Liquid Fired Lighting…or How Neon Signs Came About
Anyone who has sat through a first semester chemistry class could tell you (or at least should be able to tell you) that neon is in the noble gas family. These elements are on the far right hand side of the periodic table, as you look it, and they are so named because…OK... enough with the boring science lecture. Tell us how they came about you say?
Neon signs came into existence at about the same time other types of artificial light were being invented. Electricity caused a revolution in home and business power capabilities, but it was also a boon to light. Imagine sitting around the family fire, or a natural gas lamp, or a bulbous Victorian whale oil construction trying to read after dark or do homework. Light was at a premium then, as it is now, and people could scarcely mimic the power of the sun. Most people went to bed early because there was so little light after dark.
Electricity changed all of that. About the same time that he found he could produce and transport electricity, Thomas Edison also found that the filament required to produce a reliable electric light. At about the same time Nikola Tesla, Edison's arch rival, bent glass tubes into shapes for the 1893 Worlds Fair to demonstrate that gas trapped in a pressurized tube would glow. It could be argued that these where the first neon signs. Tesla's invention of a high voltage transformer would ultimately be needed to power neon signs.

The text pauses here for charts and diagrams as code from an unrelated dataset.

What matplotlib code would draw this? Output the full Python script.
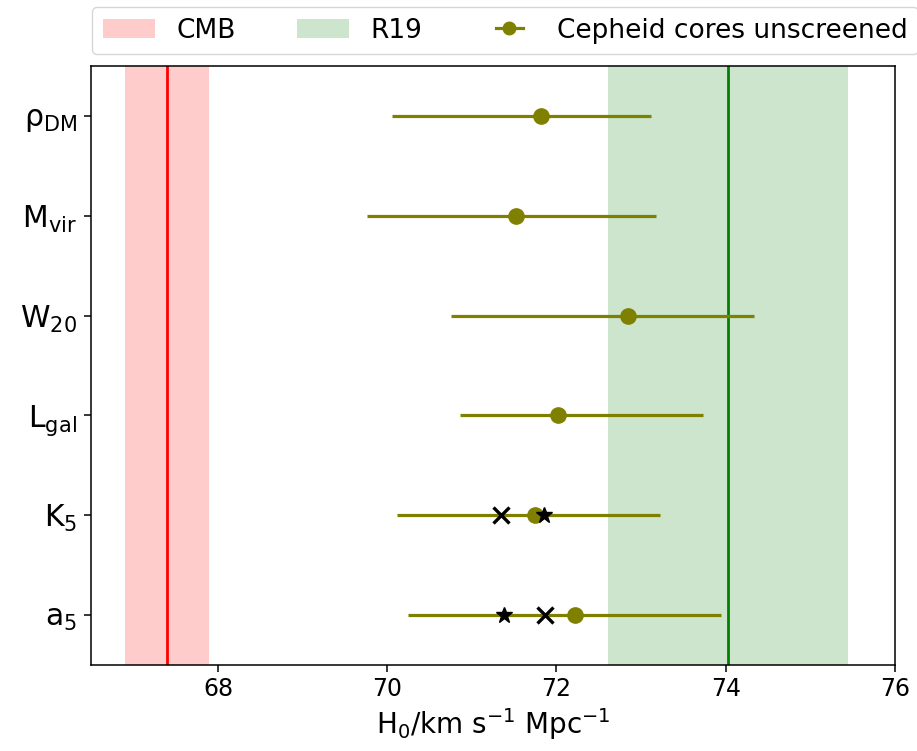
import matplotlib
matplotlib.use("Agg")
import matplotlib.pyplot as plt
from matplotlib.patches import Patch
from matplotlib.lines import Line2D
from matplotlib.legend_handler import HandlerBase

labels = [r'$\mathregular{a_5}$', r'$\mathregular{K_5}$', r'$\mathregular{L_{gal}}$',
          r'$\mathregular{W_{20}}$', r'$\mathregular{M_{vir}}$', r'$\mathregular{\rho_{DM}}$']
h0 = [72.22, 71.75, 72.02, 72.84, 71.52, 71.82]
err_lo = [1.98, 1.63, 1.16, 2.09, 1.76, 1.76]
err_hi = [1.72, 1.47, 1.71, 1.49, 1.66, 1.30]
x_marks = [71.87, 71.35]   # a5, K5
star_marks = [71.38, 71.85]  # a5, K5

cmb, cmb_err = 67.4, 0.5
r19, r19_err = 74.03, 1.42


class ShortErrHandler(HandlerBase):
    def create_artists(self, legend, orig_handle, xdescent, ydescent, width,
                       height, fontsize, trans):
        cx = width / 2 - xdescent
        cy = height / 2 - ydescent
        half = 0.5 * fontsize
        line = Line2D([cx - half, cx + half], [cy, cy], color='olive', lw=2.3,
                      transform=trans)
        mk = Line2D([cx], [cy], marker='o', ms=9, color='olive', ls='none',
                    transform=trans)
        return [line, mk]


W, H = 917, 751
fig = plt.figure(figsize=(W / 100, H / 100), dpi=100)
ax = fig.add_axes([91 / W, 1 - 665 / H, (895 - 91) / W, (665 - 66) / H])

ax.axvspan(cmb - cmb_err, cmb + cmb_err, color='red', alpha=0.2, lw=0)
ax.axvline(cmb, color='red', lw=2)
ax.axvspan(r19 - r19_err, r19 + r19_err, color='green', alpha=0.2, lw=0)
ax.axvline(r19, color='green', lw=2)

y = list(range(len(labels)))
eb = ax.errorbar(h0, y, xerr=[err_lo, err_hi], fmt='o', color='olive', ms=11,
                 lw=2.3, zorder=3)
ax.plot(x_marks, [0, 1], 'x', color='black', ms=12, mew=2.4, zorder=4)
ax.plot(star_marks, [0, 1], '*', color='black', ms=12, zorder=4)

ax.set_xlim(66.5, 76)
ax.set_ylim(-0.5, 5.5)
ax.set_yticks(y)
ax.set_yticklabels(labels, fontsize=21.5)
ax.set_xticks([68, 70, 72, 74, 76])
ax.tick_params(axis='x', labelsize=17)
ax.tick_params(length=5, width=1.1)
ax.tick_params(axis='y', pad=5)
for s in ax.spines.values():
    s.set_linewidth(1.1)
ax.set_xlabel(r'H$_0$/km s$^{-1}$ Mpc$^{-1}$', fontsize=20, labelpad=4)

handles = [Patch(facecolor='red', alpha=0.2), Patch(facecolor='green', alpha=0.2), eb]
fig.legend(handles, ['CMB', 'R19', 'Cepheid cores unscreened'], ncol=3,
           loc='upper left', bbox_to_anchor=(92 / W, 1 - 7 / H), fontsize=19,
           borderaxespad=0, handlelength=2.0, columnspacing=2.3,
           handler_map={type(eb): ShortErrHandler()})

fig.savefig('out.png', dpi=100)
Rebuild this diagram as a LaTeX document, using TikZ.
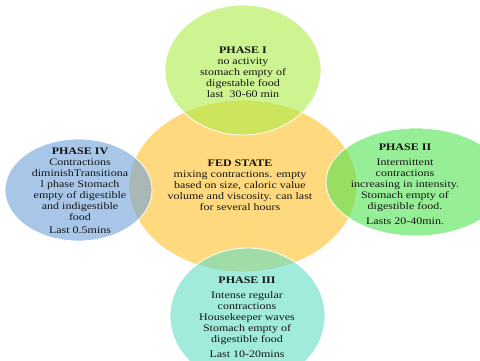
\documentclass[tikz,border=0pt]{standalone}
\usepackage{fontspec}
\setmainfont{Liberation Serif}[FakeStretch=1.2]
\definecolor{fedc}{RGB}{255,217,125}
\definecolor{p1c}{RGB}{172,238,72}
\definecolor{p2c}{RGB}{80,227,80}
\definecolor{p3c}{RGB}{97,223,197}
\definecolor{p4c}{RGB}{110,163,217}
\definecolor{txt}{RGB}{20,20,20}
\begin{document}
\begin{tikzpicture}[x=1pt,y=-1pt,
  blob/.style={draw=white,line width=0.8pt},
  phase/.style={blob,fill opacity=0.6},
  lbl/.style={align=center,inner sep=0pt,text=txt,font=\fontsize{10}{11}\selectfont}]
\useasboundingbox (0,0) rectangle (480,360);
\fill[white] (0,0) rectangle (480,360);
\path[blob,fill=fedc] (243,186) ellipse [x radius=114,y radius=86];
\path[phase,fill=p1c] (243,70) ellipse [x radius=78,y radius=65];
\path[phase,fill=p4c] (78.5,190) ellipse [x radius=73.5,y radius=51];
\path[phase,fill=p2c] (416,182) ellipse [x radius=90,y radius=54];
\path[phase,fill=p3c] (247.5,316) ellipse [x radius=77.5,y radius=68];
\node[lbl] (fed) at (240,185) {\textbf{FED STATE}\\mixing contractions. empty\\based on size, caloric value\\volume and viscosity. can last\\for several hours};
\node[lbl] (p1) at (243,72) {\textbf{PHASE I}\\no activity\\stomach empty of\\digestable food\\last\ \ 30-60 min};
\node[lbl] (p4) at (80,191) {\textbf{PHASE IV}\\Contractions\\diminishTransitiona\\l phase Stomach\\empty of digestible\\and indigestible\\food\\[2pt]Last 0.5mins};
\node[lbl] (p2) at (405,184) {\textbf{PHASE II}\\[4pt]Intermittent\\contractions\\increasing in intensity.\\Stomach empty of\\digestible food.\\[4pt]Lasts 20-40min.};
\node[lbl] (p3) at (247,317) {\textbf{PHASE III}\\[4pt]Intense regular\\contractions\\Housekeeper waves\\Stomach empty of\\digestible food\\[4pt]Last 10-20mins};
\end{tikzpicture}
\end{document}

|Nikola Tesla's "neon sign" exhibit at the World Fair in Chicago, 1893|
Neon was not the first thought as there are much more easily obtained noble gasses around (neon is actually a very rare element, comparatively), but a Frenchman named Georges Claude decided to experiment and he saw that this little known, colorless, odorless gas would produce a bright, sustainable light. He was able to purify the rare element. He then formed a company, produced neon designs with his glass tubes, and the rest is neon sign history.
Thanks to Thomas Edison, Nikola Tesla and Georges Claude, neon lights are now a fixture especially in the advertising community. How do they get the different colors and what other uses can neon be put to? Well, that is a story for another day.